Discipline is key, even in a simulated environment. Think of your simulation account as if it’s real money on the line. For example, don’t take wild risks just because you know you won’t lose actual cash. Stick to sensible trading plans and risk management rules—you might start with risking only 1–2% of your virtual balance per trade, just like you would in live trading. This habit builds your muscle memory for disciplined trading and trains you to avoid impulsive decisions.
One big pitfall is getting too comfortable, knowing the money isn’t real. This mindset can lead to behaviors that would be disastrous live, like overtrading or ignoring stop-loss orders. Treat your losses in the simulator as seriously as real losses; write them down, learn from them, and adjust accordingly. Remember, the goal is to build strong habits that withstand the pressure of real trading, where emotions and money are inseparable.
A trading journal isn’t just for advanced traders. From day one on the simulator, jot down each trade’s reasoning, entry and exit points, and the outcome. This habit helps you spot patterns in your trading and identify where things go right—or wrong. For instance, if you notice you tend to close winning trades too early but hold onto losers for too long, you’ve caught yourself in a classic mistake early enough to fix it.

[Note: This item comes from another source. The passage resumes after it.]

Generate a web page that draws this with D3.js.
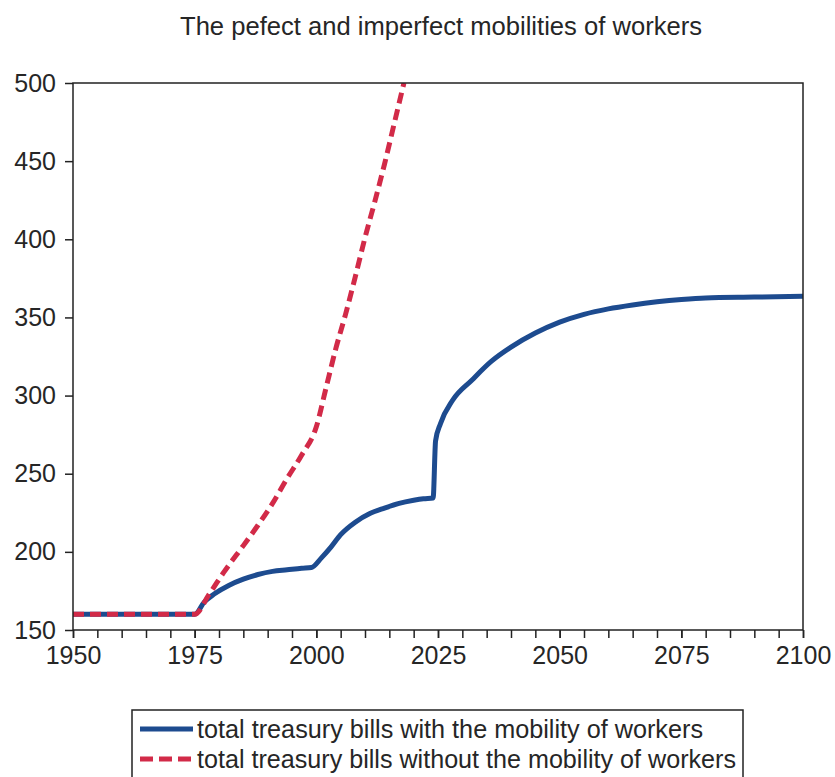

Don’t just track your trades; spend time reviewing them critically. Look for recurring mistakes like chasing losses or trading without clear signals. At the same time, highlight the strategies or setups that worked well. For example, if a certain technical indicator reliably confirmed your entry points, make note of that for future use. This cycle of continuous review is what sharpens your trading edge and prevents bad habits from taking root.
Treat your forex simulator as a testing ground for habits and strategies, not just a playground. Serious practice combined with thoughtful reflection creates the foundation for successful live trading.